I think, as with many people, my sense of humour is specific. Some love physical comedy, some the profane, some the referential intellectual and others …well who knows. My preference has always been towards subtle black comedy but I never did get Monty Python or the Goons in spite of being immersed in them growing up which is probably why I find the Art market of late so ludicrous in that it goes completely over my head. Maybe I need to be Prince Charles, who by all accounts spent untold nights in a locked room on his own, in the dark, laughing hysterically at Spike Milligan and Peter Sellars, or alternatively, whoever paid a small fortune for shredded paper last week as Banksy laughed into his sleeve from behind which bush hid his identity. Clearly there is a need to be somewhat crazy and while I’ve been described as all sorts of things, including crazy, In the end I just sit here dumfounded, my sense of humour having deserted me.
When Danish artist Jens Haaning presented two blank canvases to the Kunsten Museum a week or so ago on the back of a commission, the news went viral. I say news but little of what gets circulated on social media gets beyond gossip and innuendo. The article title though, ‘he took the money and ran’ followed in the great newspaper tradition of the sub-editorial joke although it lacked the usual alliteration. ‘He took the money and motored’, ‘Runaway Art Market Taken for Ride’ or even ‘Double Dutch in Dirty Deal’ might have sufficed. Sub editors always did have licence on the ludicrous but then again, they were in the paper selling business so anything went. The original version of the all-white canvas though dates all the way back to Malevich but he reportedly didn’t have sense of humour and social media didn’t exist. He might have appreciated the joke though when the Kunsyen museum paid out a small fortune for the privilege of being taken for a ride. They are hoping for full compensation. In these days of endless litigation, they could be waiting a while. ‘Kunsten Klanger’, ‘Legal Eagles in Museum Debacle’, the ‘Great Art Heist [you just have to use the American term rather than ‘robbery’, in that it has so much more punch and besides, alliterative ‘ts’ are par for the course].
Social commentary veiled with humour is not new either.

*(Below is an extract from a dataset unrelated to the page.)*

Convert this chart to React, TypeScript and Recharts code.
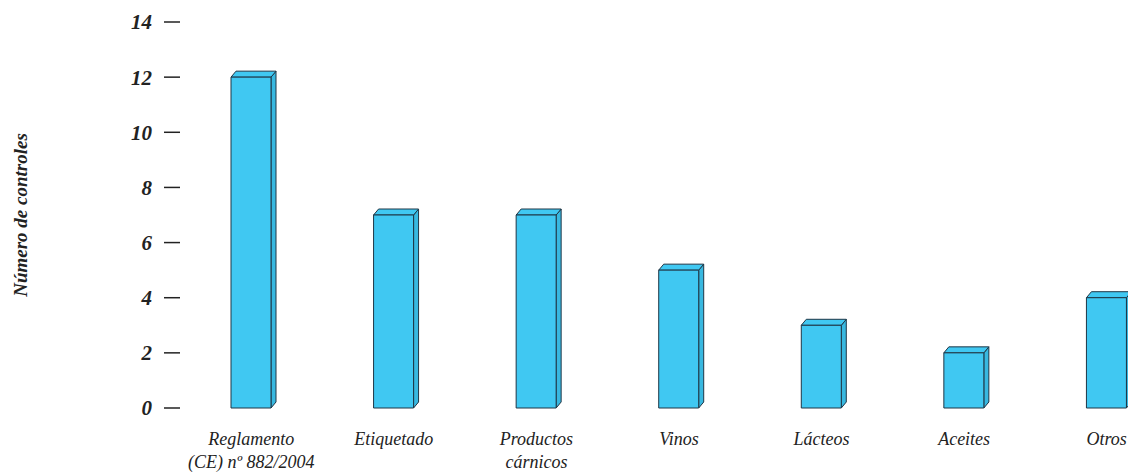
import React from 'react';
import { BarChart, Bar, XAxis, YAxis } from 'recharts';

const categories = ['Reglamento\n(CE) nº 882/2004', 'Etiquetado', 'Productos\ncárnicos', 'Vinos', 'Lácteos', 'Aceites', 'Otros'];
const controles = [12, 7, 7, 5, 3, 2, 4];
const yTicks = [0, 2, 4, 6, 8, 10, 12, 14];

const data = categories.map((c, i) => ({ name: c, value: controles[i] }));

const FILL = '#40C8F2';
const SIDE = '#38B8E0';
const EDGE = '#1E3646';
const SERIF = '"Liberation Serif", "Times New Roman", serif';

const Bar3D = (props: any) => {
  const { x, y, width, height } = props;
  const dx = 5;
  const dy = 6;
  return (
    <g stroke={EDGE} strokeWidth={1} strokeLinejoin="round">
      <polygon points={`${x + width},${y} ${x + width + dx},${y - dy} ${x + width + dx},${y + height - dy} ${x + width},${y + height}`} fill={SIDE} />
      <polygon points={`${x},${y} ${x + dx},${y - dy} ${x + width + dx},${y - dy} ${x + width},${y}`} fill={FILL} />
      <rect x={x} y={y} width={width} height={height} fill={FILL} />
    </g>
  );
};

const XTick = (props: any) => {
  const { x, y, payload } = props;
  const lines = String(payload.value).split('\n');
  return (
    <g>
      {lines.map((l, i) => (
        <text key={i} x={x} y={y + 29 + i * 23} textAnchor="middle" fontFamily={SERIF} fontStyle="italic" fontSize={18} fill="#222">
          {l}
        </text>
      ))}
    </g>
  );
};

const YLabel = (props: any) => {
  const vb = props.viewBox || { x: 0, y: 0, height: 0 };
  const cx = vb.x + 20;
  const cy = vb.y + vb.height / 2;
  return (
    <text x={cx} y={cy} transform={`rotate(-90 ${cx} ${cy})`} textAnchor="middle" dominantBaseline="central" fontFamily={SERIF} fontStyle="italic" fontWeight="bold" fontSize={19} fill="#222">
      Número de controles
    </text>
  );
};

export default function App() {
  return (
    <div style={{ position: 'absolute', left: 0, top: 0, width: 1128, height: 472, overflow: 'hidden', background: '#fff' }}>
      <BarChart width={1178} height={472} data={data} margin={{ top: 22, right: 0, bottom: 0, left: 0 }}>
        <XAxis dataKey="name" axisLine={false} tickLine={false} tick={<XTick />} height={64} interval={0} />
        <YAxis
          domain={[0, 14]}
          ticks={yTicks}
          width={180}
          axisLine={false}
          tickSize={16}
          tickMargin={12}
          tickLine={{ stroke: '#222', strokeWidth: 1.5 }}
          tick={{ fontFamily: SERIF, fontStyle: 'italic', fontWeight: 'bold', fontSize: 21, fill: '#222' }}
          label={<YLabel />}
        />
        <Bar dataKey="value" barSize={40} shape={<Bar3D />} isAnimationActive={false} />
      </BarChart>
    </div>
  );
}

Piero Manzoni’s can of Artist’s Shit posing as an art object from 1960 was recently purchased by the Tate Modern and in 2019 the art world went bananas when Italian artist Maurizio Cattelan unveiled Comedian at Art Basel in Miami Beach. ‘Created’ in an edition of three – two were sold for $USD120,000 (each) – was a fresh banana affixed to a wall with duct tape. I don’t know what was more pathetic, the buyers or the public that lapped it up. When half the world’s artists are without an income courtesy of covid lockdowns, it does seem like more of an insult than anything else.
Banksy is always good for a laugh. Stencilling a drawing on a wall raised the status of the wall and associated building to such heights that the owners could retire on the sale of the profits. His notorious Girl With Balloon got global attention of course, immediately after its sale at Sotheby’s for $USD1.4 million, when the artwork self-shredded. The expressions of the faces of the assembled well-heeled was certainly in the realms of black comedy. The self-destructing piece generated a reported 30,000 news stories at the time, which probably denoted a slow news day, but what was more ludicrous was the subsequent buyer of the shreds for an equally large sum. No doubt the purchase will make excellent after dinner conversation at the tables of the rich and/or famous.
I have no doubt all that of the aforementioned artists are as serious in intent as was Duchamp with his recycled rubbish or even the Dadaists providing an axe at the door with which visitors could hack the art to pieces. I guess that you had to live in post WW1 Germany to fully appreciate that brand of humour. Was it always thus? When Courbet painted naked women for chortling and sexually-supressed male clients to hang in the private boudoirs and Manet visited a picnic on the grass on an unsuspecting public, there must have been a knowing nose-in-the-air touch of amusement at the public reaction. I doubt that poor old Monet was laughing when his impression of a sunrise labelled serious artists as fools and jokes but then again everyone from Pollock to de Kooning to Bacon were labelled by a knowing media as a lot more than a joke. They were guilty of subverting art. From all accounts none of them ate bananas, or for that matter, any kind of fruit, unless it was fermented.
Do the art pranksters have a point though? Art is taken so seriously by the auction crowd that even non-art with a label of authenticity gets passed around at a profit. The world is filling up with NFTs masquerading as art and the word of the art dealer/critic is taken as gospel. It becomes a self-fulfilling prophesy. Tell the world via social media that someone is famous [you don’t actually need a reason] and lo and behold. I also read this week of a Ghanaian artist who went from selling his paintings for $100 a pop on the streets of Accra to selling for sums in excess of $600,000 on the streets of New York. Lucky him. Let’s hope his sense of humour is in place when he passes his use-by date in a year’s time and Larry Gagosian moves on to his next big discovery. After all, you’re worth a lot more dead than alive. Ask Basquiat, who died at just the right time. Now that is a joke.